意思就是hostname由domain+.组合而成,domain可以是字母数字和“-”,但是最后一个domain不能是纯数字。所以jdk严格按照规范实现,查看了一下后面的规范也没有改变hostname的定义,不过对于没了解过rfc的程序员,可能就会存在疑惑了。
>>> from urlparse import urlparse
>>> from urlparse import urlparse
>>> url_str = "http://a127.0.0.1"
>>> url = urlparse(url_str)
>>> print 'hostname:',url.hostname
hostname: a127.0.0.1
解决方案
Linkis主干分支已经修复了这个bug,就是编码的时候将"."替换成"--",解码的时候替换回来。
def getServiceInstance(serviceId: String): ServiceInstance = {
var serviceInstanceString = serviceId.substring(MERGE_MODULE_INSTANCE_HEADER.length)
serviceInstanceString match {
case regex(num) =>
serviceInstanceString = serviceInstanceString.substring(num.length)

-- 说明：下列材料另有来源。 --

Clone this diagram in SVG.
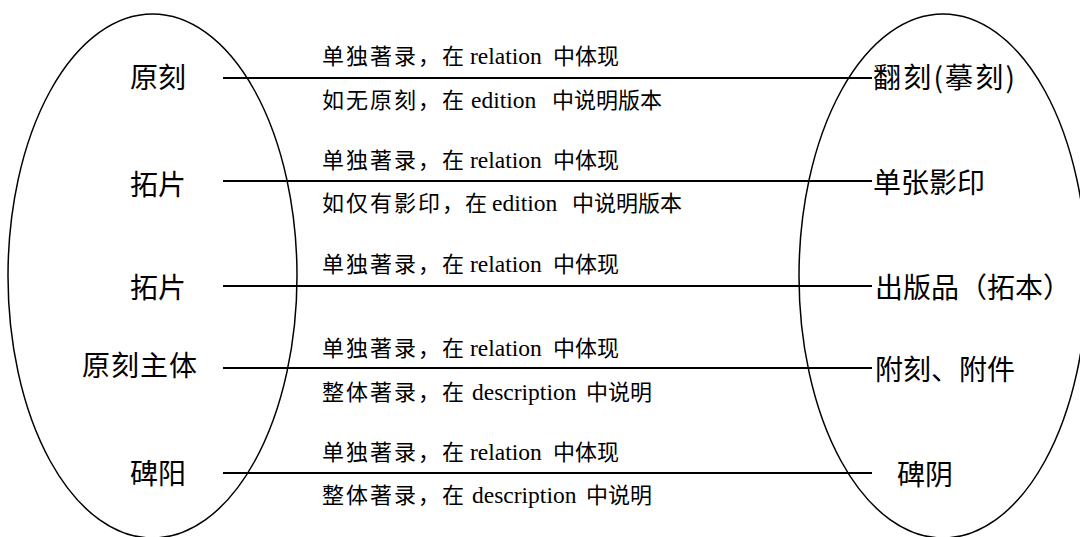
<svg xmlns="http://www.w3.org/2000/svg" width="1080" height="537" viewBox="0 0 1080 537">
  <style>
    .ell { fill: none; stroke: #000; stroke-width: 1.5; }
    .conn { stroke: #000; stroke-width: 2; }
    .big { font-family: "Noto Sans CJK SC", "Liberation Serif", sans-serif; font-size: 28px; fill: #000; }
    .lbl { font-family: "Liberation Serif", "Noto Sans CJK SC", serif; font-size: 22px; fill: #000; }
    .pre { letter-spacing: 2px; }
    .lat { font-family: "Liberation Serif", serif; font-size: 23.5px; }
  </style>
  <rect width="1080" height="537" fill="#fff"/>

  <g id="left-set">
    <ellipse class="ell" cx="152.5" cy="276" rx="144.5" ry="262"/>
  </g>
  <g id="right-set">
    <ellipse class="ell" cx="943" cy="276" rx="144" ry="262"/>
  </g>

  <g id="connectors">
    <line class="conn" x1="223" y1="78" x2="872" y2="78"/>
    <line class="conn" x1="223" y1="181" x2="872" y2="181"/>
    <line class="conn" x1="223" y1="286" x2="872" y2="286"/>
    <line class="conn" x1="223" y1="368" x2="872" y2="368"/>
    <line class="conn" x1="223" y1="473" x2="872" y2="473"/>
  </g>

  <g id="connector-labels">
    <text class="lbl" y="63.5"><tspan class="pre" x="322">单独著录，</tspan><tspan x="442">在</tspan><tspan class="lat" x="470">relation</tspan><tspan x="553">中体现</tspan></text>
    <text class="lbl" y="108"><tspan class="pre" x="322">如无原刻，</tspan><tspan x="442">在</tspan><tspan class="lat" x="471">edition</tspan><tspan x="552">中说明版本</tspan></text>

    <text class="lbl" y="168"><tspan class="pre" x="322">单独著录，</tspan><tspan x="442">在</tspan><tspan class="lat" x="470">relation</tspan><tspan x="553">中体现</tspan></text>
    <text class="lbl" y="211"><tspan class="pre" x="322">如仅有影印，</tspan><tspan x="465">在</tspan><tspan class="lat" x="492">edition</tspan><tspan x="572">中说明版本</tspan></text>

    <text class="lbl" y="272"><tspan class="pre" x="322">单独著录，</tspan><tspan x="442">在</tspan><tspan class="lat" x="470">relation</tspan><tspan x="553">中体现</tspan></text>

    <text class="lbl" y="356"><tspan class="pre" x="322">单独著录，</tspan><tspan x="442">在</tspan><tspan class="lat" x="470">relation</tspan><tspan x="553">中体现</tspan></text>
    <text class="lbl" y="400"><tspan class="pre" x="322">整体著录，</tspan><tspan x="442">在</tspan><tspan class="lat" x="472">description</tspan><tspan x="586">中说明</tspan></text>

    <text class="lbl" y="460"><tspan class="pre" x="322">单独著录，</tspan><tspan x="442">在</tspan><tspan class="lat" x="470">relation</tspan><tspan x="553">中体现</tspan></text>
    <text class="lbl" y="503"><tspan class="pre" x="322">整体著录，</tspan><tspan x="442">在</tspan><tspan class="lat" x="472">description</tspan><tspan x="586">中说明</tspan></text>
  </g>

  <g id="node-yuanke"><text class="big" x="130" y="88">原刻</text></g>
  <g id="node-tapian-1"><text class="big" x="130" y="195">拓片</text></g>
  <g id="node-tapian-2"><text class="big" x="130" y="298">拓片</text></g>
  <g id="node-yuanke-zhuti"><text class="big" x="82" y="376" letter-spacing="1">原刻主体</text></g>
  <g id="node-beiyang"><text class="big" x="130" y="484">碑阳</text></g>

  <g id="node-fanke"><text class="big" x="873" y="88" textLength="142" lengthAdjust="spacing">翻刻(摹刻)</text></g>
  <g id="node-danzhang"><text class="big" x="873" y="193">单张影印</text></g>
  <g id="node-chubanpin"><text class="big" x="875" y="298">出版品（拓本）</text></g>
  <g id="node-fuke"><text class="big" x="875" y="380">附刻、附件</text></g>
  <g id="node-beiyin"><text class="big" x="897" y="485">碑阴</text></g>
</svg>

ServiceInstance(serviceInstanceString.substring(0, num.toInt),
serviceInstanceString.substring(num.toInt).replaceAll("---", ":")
// app register with ip
.replaceAll("--", "."))
}
}
def mergeServiceInstance(serviceInstance: ServiceInstance): String = MERGE_MODULE_INSTANCE_HEADER + serviceInstance.getApplicationName.length +
serviceInstance.getApplicationName + serviceInstance.getInstance.replaceAll(":", "---")
// app register with ip
.replaceAll("\\.", "--")
结束语
这个问题是几个月前遇到的,当时只知道为什么有问题(jdk的解析导致hostname为空,还以为是bug),现在重新review,顺便review了gateway的生命周期和细读rfc,又有了重新的认识。